Case:The plaintiff (=pl) bought (officially, rented long-term) an apartment from a semi-governmental company. The contract states that the transaction does not apply to “the depths that are under the ground” and that the buyer realizes that any natural resources or antiquities found there remain the seller’s. The defendant (=def) bought a store nearby and thereafter began breaking down his wall and digging, including beneath pl’s apartment without pl’s or the seller’s permission. Pl demands that he stop the work and that he not approach the seller to try to buy the area, to which pl would like to obtain rights and build down. He claims that the area underneath his apartment is his except for anything found in it and that, even if not, he is the one whose property is linked to the area, and he should be the one to buy it from the seller if necessary. Def responds that, as an adjoining neighbor, he has the same rights and that removing his right to purchase the area causes the seller a loss, as it removes competition.

Ruling:Def is correct that pl did not buy the rights to the area in question, but they do have a status of a partner in it, not in the classical sense, but in the fact that the area directly under their apartment is reserved for the building use of his apartment. Specifically, if the apartment would fall or serious repairs were needed, pl would have the right to use the area as the foundation of the rebuilding or the place to begin the work (Shulchan Aruch, Choshen Mishpat 241:6). The S’ma (175:95) says that in such a case, the owner of the house above has precedence over a bar metzra (regular neighbor), and he has the first right to buy the adjoining area. There might be some grounds to argue, if def had already bought the land, whether pl’s rights allow him to employ the rules of bar metzra and cancel the sale of the other buyer (see S’ma 175:88). However, in this case, where no one has bought the area yet, pl has a clear advantage.
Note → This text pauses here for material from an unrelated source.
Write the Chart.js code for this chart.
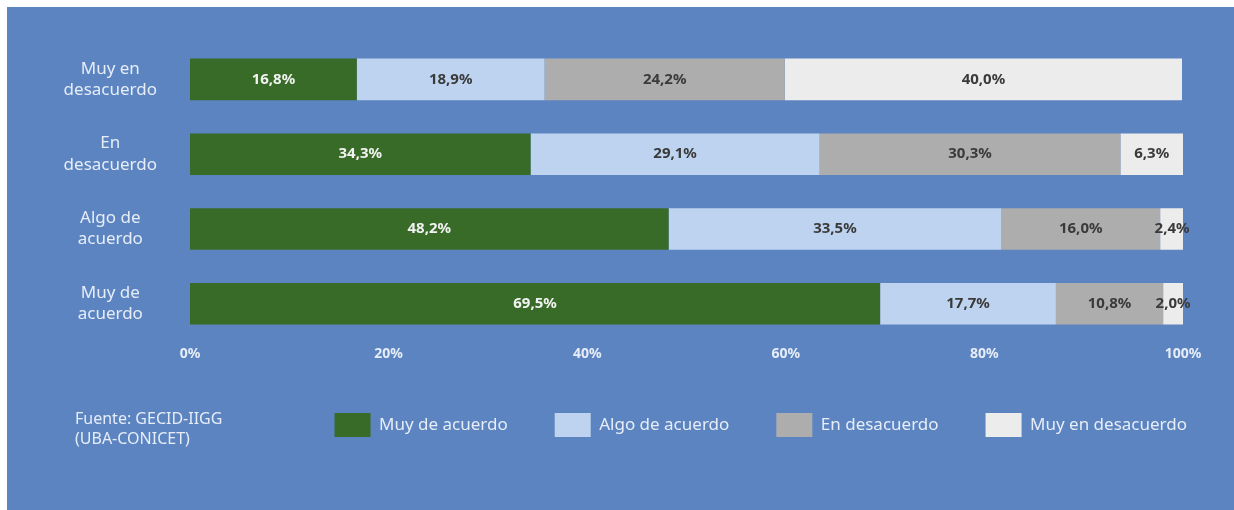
<!DOCTYPE html>
<html>
<head>
<meta charset="utf-8">
<script src="https://cdn.jsdelivr.net/npm/chart.js@4/dist/chart.umd.min.js"></script>
<style>
  html, body { margin: 0; padding: 0; background: #ffffff; }
  #wrap {
    position: absolute; left: 7px; top: 7px; width: 1227px; height: 503px;
    background: #5c84c1;
  }
</style>
</head>
<body>
<div id="wrap"><canvas id="opinionChart"></canvas></div>
<script>
const categories = [
    ['Muy en', 'desacuerdo'],
    ['En', 'desacuerdo'],
    ['Algo de', 'acuerdo'],
    ['Muy de', 'acuerdo']
];
const seriesNames = ['Muy de acuerdo', 'Algo de acuerdo', 'En desacuerdo', 'Muy en desacuerdo'];
const muyDeAcuerdo = [16.8, 34.3, 48.2, 69.5];
const algoDeAcuerdo = [18.9, 29.1, 33.5, 17.7];
const enDesacuerdo = [24.2, 30.3, 16.0, 10.8];
const muyEnDesacuerdo = [40.0, 6.3, 2.4, 2.0];
const xTicks = [0, 20, 40, 60, 80, 100];
const sourceLines = ['Fuente: GECID-IIGG', '(UBA-CONICET)'];

const colors = ['#386b27', '#bed3f0', '#adadad', '#ececec'];
const labelColors = ['#f2f2f2', '#3a3a3a', '#3a3a3a', '#3a3a3a'];
const lightText = '#e6edf7';

// value labels inside each segment
const barLabels = {
    id: 'barLabels',
    afterDatasetsDraw(chart) {
        const ctx = chart.ctx;
        ctx.save();
        ctx.font = 'bold 15px "Noto Sans"';
        ctx.textAlign = 'center';
        ctx.textBaseline = 'middle';
        chart.data.datasets.forEach((ds, i) => {
            const meta = chart.getDatasetMeta(i);
            meta.data.forEach((bar, j) => {
                const v = ds.data[j];
                ctx.fillStyle = labelColors[i];
                ctx.fillText(v.toFixed(1).replace('.', ',') + '%', (bar.x + bar.base) / 2, bar.y);
            });
        });
        ctx.restore();
    }
};

// source note at bottom left
const sourceNote = {
    id: 'sourceNote',
    afterDraw(chart) {
        const ctx = chart.ctx;
        const leg = chart.legend;
        ctx.save();
        ctx.font = '16px "Noto Sans"';
        ctx.fillStyle = lightText;
        ctx.textAlign = 'left';
        ctx.textBaseline = 'middle';
        const y0 = leg.top + 47 + 6;
        sourceLines.forEach((t, k) => ctx.fillText(t, 68, y0 + k * 20));
        ctx.restore();
    }
};

const ctx = document.getElementById('opinionChart').getContext('2d');

const data = {
    labels: categories,
    datasets: [muyDeAcuerdo, algoDeAcuerdo, enDesacuerdo, muyEnDesacuerdo].map((vals, i) => ({
        label: seriesNames[i],
        data: vals,
        backgroundColor: colors[i],
        borderWidth: 0,
        barPercentage: 0.556,
        categoryPercentage: 1
    }))
};

const options = {
    indexAxis: 'y',
    responsive: true,
    maintainAspectRatio: false,
    animation: false,
    layout: { padding: { left: 56, right: 0, top: 35, bottom: 63 } },
    scales: {
        x: {
            stacked: true,
            min: 0,
            max: 100,
            afterBuildTicks: (scale) => { scale.ticks = xTicks.map(v => ({ value: v })); },
            grid: { display: false, drawTicks: false },
            border: { display: false },
            ticks: {
                color: lightText,
                font: { family: 'Noto Sans', size: 14, weight: 'bold' },
                padding: 4,
                maxRotation: 0,
                callback: (v) => v + '%'
            }
        },
        y: {
            stacked: true,
            grid: { display: false, drawTicks: false },
            border: { display: false },
            ticks: {
                color: lightText,
                crossAlign: 'center',
                padding: 33,
                font: { family: 'Noto Sans', size: 17, lineHeight: 1.25 }
            },
            afterFit: (scale) => {
                scale.width = 127;
                scale.paddingTop = 0;
                scale.paddingBottom = 0;
            }
        },
        yRight: {
            position: 'right',
            type: 'category',
            labels: [''],
            grid: { display: false, drawTicks: false },
            border: { display: false },
            ticks: { display: false },
            afterFit: (scale) => { scale.width = 51; scale.paddingTop = 0; scale.paddingBottom = 0; }
        }
    },
    plugins: {
        legend: {
            position: 'bottom',
            align: 'end',
            labels: {
                boxWidth: 36,
                boxHeight: 24,
                padding: 47,
                color: lightText,
                font: { family: 'Noto Sans', size: 17 }
            }
        },
        tooltip: { enabled: false }
    }
};

new Chart(ctx, {
    type: 'bar',
    data: data,
    options: options,
    plugins: [barLabels, sourceNote]
});
</script>
</body>
</html>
It is true that pl’s official status is as chocher (a long-term renter) of his apartment. However, the Shulchan Aruch (CM 175:51) says that even if one party does not have permanent rights in the land, at the point that he has rights he is considered as a partner who has precedence over a neighbor. Pl has another advantage in that he is owner along with this wife, and there is a concept that a bar metzra cannot push off a woman. While there is significant discussion whether this is true when the woman is married (see Maharit II, 4) and we would not allow the married woman to extract the property from one who already bought it, in this case where it was not yet bought, pl has a further reason for precedence.
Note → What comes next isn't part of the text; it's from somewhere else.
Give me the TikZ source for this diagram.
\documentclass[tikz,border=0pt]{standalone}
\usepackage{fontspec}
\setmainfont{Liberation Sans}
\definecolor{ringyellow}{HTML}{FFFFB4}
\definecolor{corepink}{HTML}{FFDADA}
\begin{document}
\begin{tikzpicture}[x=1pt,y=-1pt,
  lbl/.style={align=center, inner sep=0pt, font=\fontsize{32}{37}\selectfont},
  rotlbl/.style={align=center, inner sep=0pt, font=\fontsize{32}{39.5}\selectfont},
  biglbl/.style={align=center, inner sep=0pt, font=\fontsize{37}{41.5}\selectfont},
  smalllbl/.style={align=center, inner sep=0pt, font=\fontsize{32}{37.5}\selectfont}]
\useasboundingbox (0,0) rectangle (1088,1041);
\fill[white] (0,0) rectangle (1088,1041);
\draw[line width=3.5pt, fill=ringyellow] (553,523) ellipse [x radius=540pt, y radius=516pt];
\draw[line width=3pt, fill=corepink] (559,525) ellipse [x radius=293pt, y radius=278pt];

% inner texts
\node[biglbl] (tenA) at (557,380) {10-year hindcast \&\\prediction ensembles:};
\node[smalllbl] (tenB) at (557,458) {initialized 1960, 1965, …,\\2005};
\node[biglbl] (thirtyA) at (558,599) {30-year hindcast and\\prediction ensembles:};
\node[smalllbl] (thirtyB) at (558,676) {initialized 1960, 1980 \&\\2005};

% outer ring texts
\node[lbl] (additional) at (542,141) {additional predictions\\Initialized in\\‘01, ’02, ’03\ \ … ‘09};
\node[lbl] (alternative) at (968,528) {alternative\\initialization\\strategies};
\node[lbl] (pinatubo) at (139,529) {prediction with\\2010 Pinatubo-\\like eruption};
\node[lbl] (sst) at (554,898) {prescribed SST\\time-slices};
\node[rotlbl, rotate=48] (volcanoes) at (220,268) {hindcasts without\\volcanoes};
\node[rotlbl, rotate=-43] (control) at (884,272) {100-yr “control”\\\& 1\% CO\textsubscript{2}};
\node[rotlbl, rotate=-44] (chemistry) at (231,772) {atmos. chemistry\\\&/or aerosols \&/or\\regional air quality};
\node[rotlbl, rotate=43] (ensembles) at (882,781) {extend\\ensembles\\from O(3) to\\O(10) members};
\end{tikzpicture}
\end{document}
A final major advantage that pl has is that even if def already legally obtained the area, he is not allowed to dig there because of the damage he might cause to pl’s apartment (see Shulchan Aruch, CM 214:4). Thus, def does not have authority to connect his store to the area in question, whereas pl who is directly above can do so. Thus, def does not enjoy the status of a bar metzra, who is one who is allowed and able to connect his existing property to the one he desires.